Let’s imagine you have a dataset with numerous features – perhaps customer information like age, income, purchase history, website browsing behavior, etc. Analyzing such complex data can be challenging. PCA comes to our rescue by transforming this high-dimensional data into a smaller set of uncorrelated variables called Principal Components (PCs). These PCs capture the most significant variations in your data.

But here’s the catch: how many PCs should you choose? Selecting too few might lead to information loss, while selecting too many defeats the purpose of dimensionality reduction. Finding the sweet spot is crucial for effective analysis.

Why is Choosing the Right Number of Components Important?

  • Dimensionality Reduction: PCA aims to reduce the number of features while preserving as much variance (information) as possible. The chosen number of PCs determines the level of compression and the information retained.

  • Improved Model Performance: By removing noise and redundant information, PCA can help improve the performance of machine learning models. This is particularly beneficial for algorithms sensitive to high dimensionality, like Support Vector Machines or K-Nearest Neighbors.
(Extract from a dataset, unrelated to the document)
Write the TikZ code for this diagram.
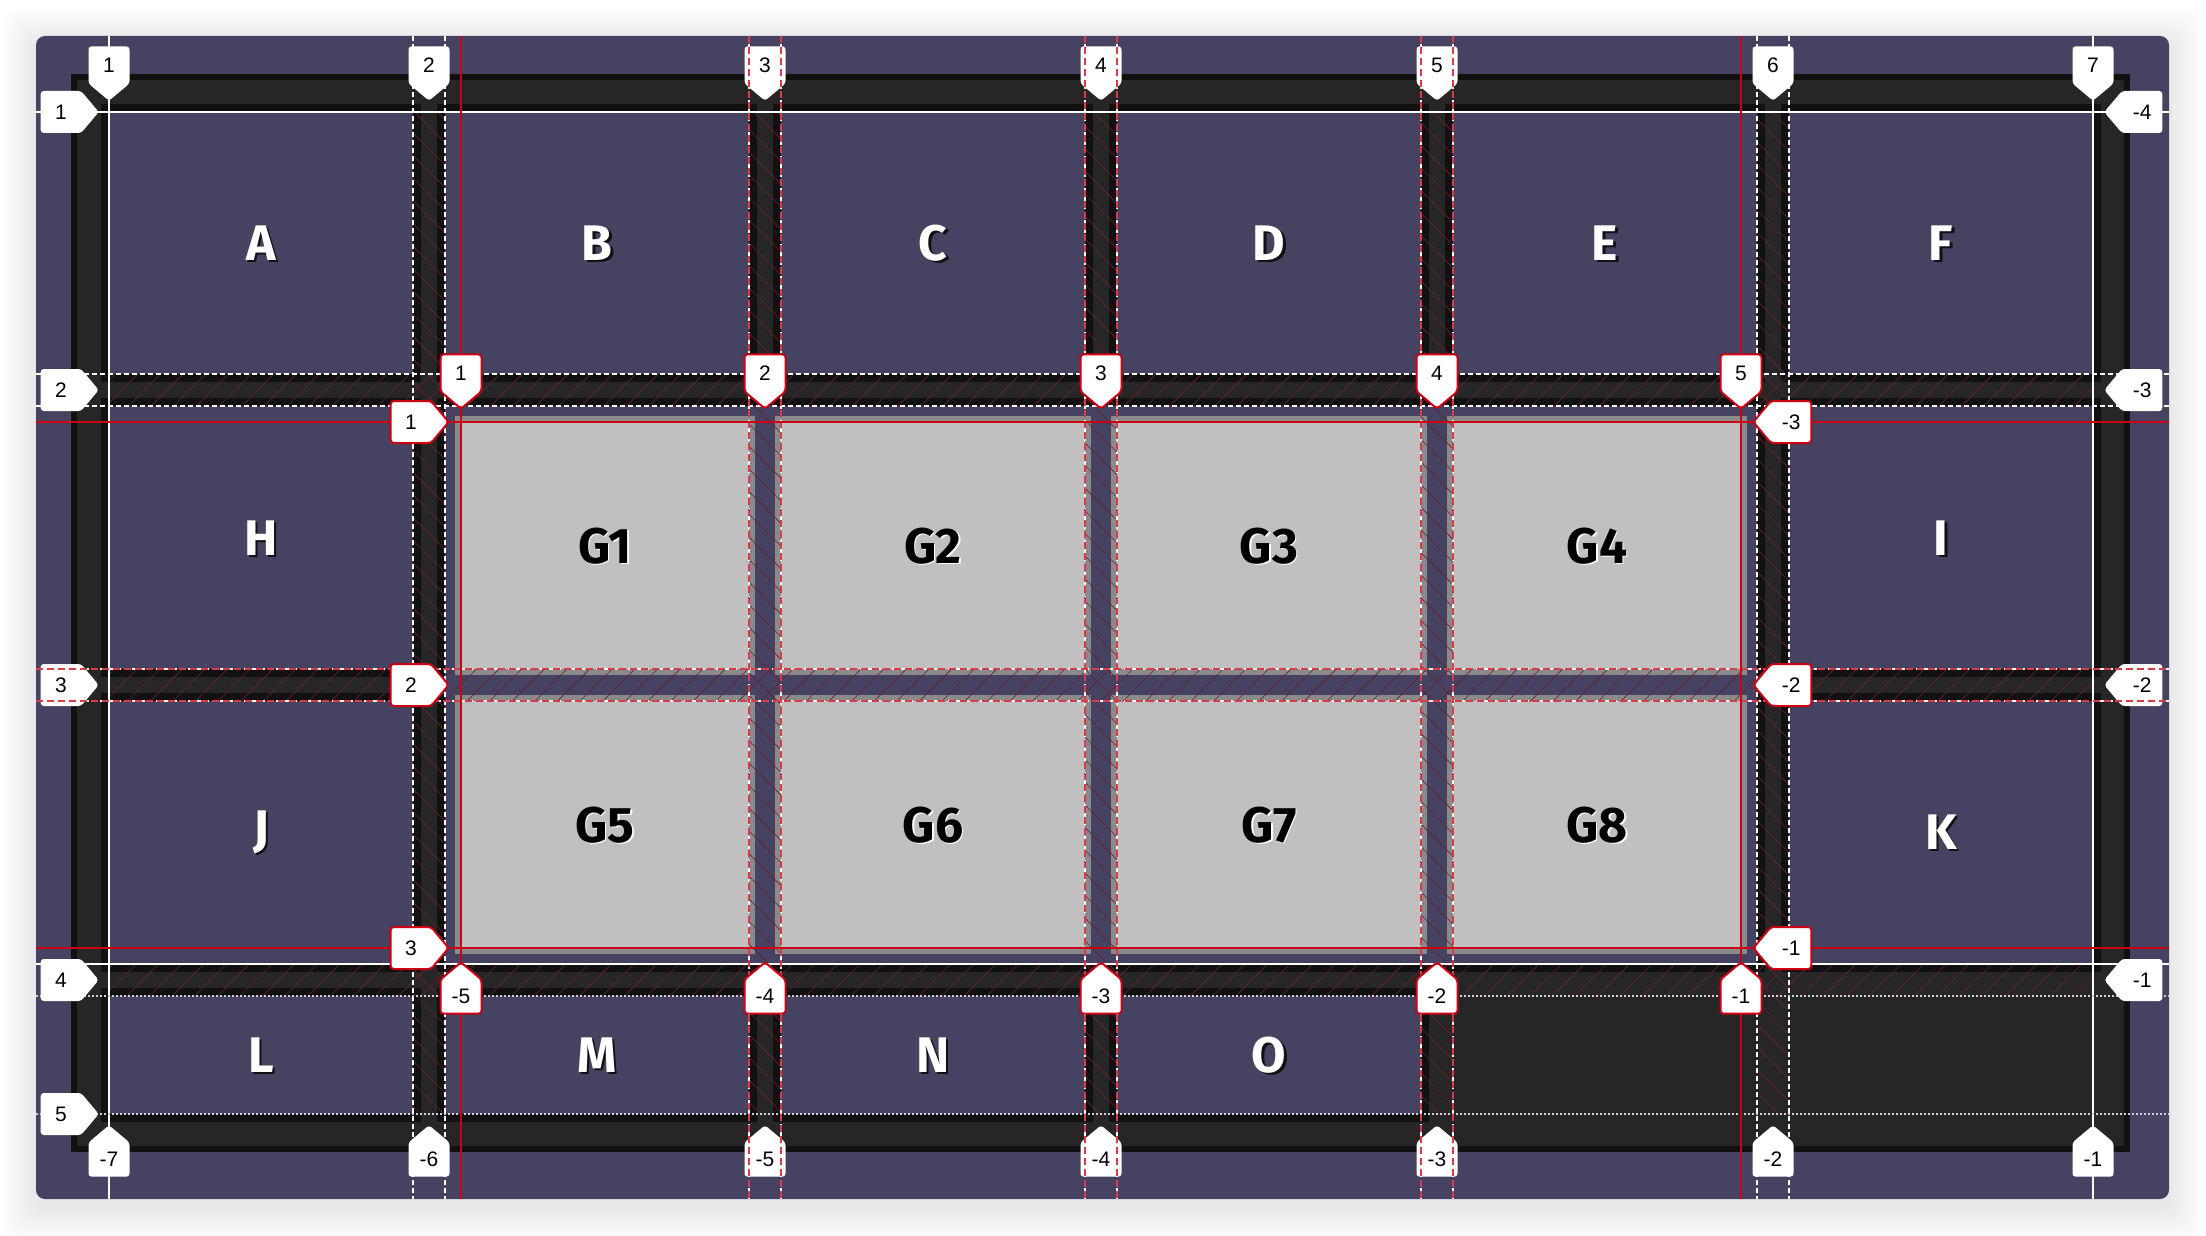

  • Data Visualization: PCs allow you to project your data onto lower dimensions, making it easier to visualize patterns and relationships.

Methods for Determining the Optimal Number of Components

  1. Explained Variance Ratio:
    • This method involves examining the proportion of variance explained by each PC. You aim to select enough PCs to capture a significant portion (e.g., 80-95%) of the total variance in your data.
from sklearn.decomposition import PCA
import matplotlib.pyplot as plt

# Assuming 'X' is your dataset
pca = PCA() 
pca.fit(X)

explained_variance = pca.explained_variance_ratio_
plt.plot(range(1, len(explained_variance) + 1), explained_variance, marker='o')
plt.xlabel("Principal Component")
plt.ylabel("Explained Variance Ratio")
plt.title("Explained Variance by Principal Components")
plt.show()

# Choose the number of components where the cumulative explained variance reaches your desired threshold
  1. Scree Plot:
    • A scree plot is a graphical representation of the eigenvalues of each PC. The idea is to look for an “elbow” point in the plot, where adding more PCs no longer contributes significantly to the explained variance.
import numpy as np

eigenvalues = pca.explained_variance_

plt.plot(range(1, len(eigenvalues) + 1), eigenvalues, marker='o')
plt.xlabel("Principal Component")
plt.ylabel("Eigenvalue")
plt.title("Scree Plot")
plt.show()
  1. Cross-Validation:
    • For supervised learning tasks (e.g., classification or regression), you can use cross-validation to evaluate the performance of your model with different numbers of PCs. Choose the number that yields the best performance on your validation set.

Common Mistakes and Tips:

  • Blindly Choosing a Fixed Number: Don’t arbitrarily pick a number like 2 or 3 without considering the data’s characteristics.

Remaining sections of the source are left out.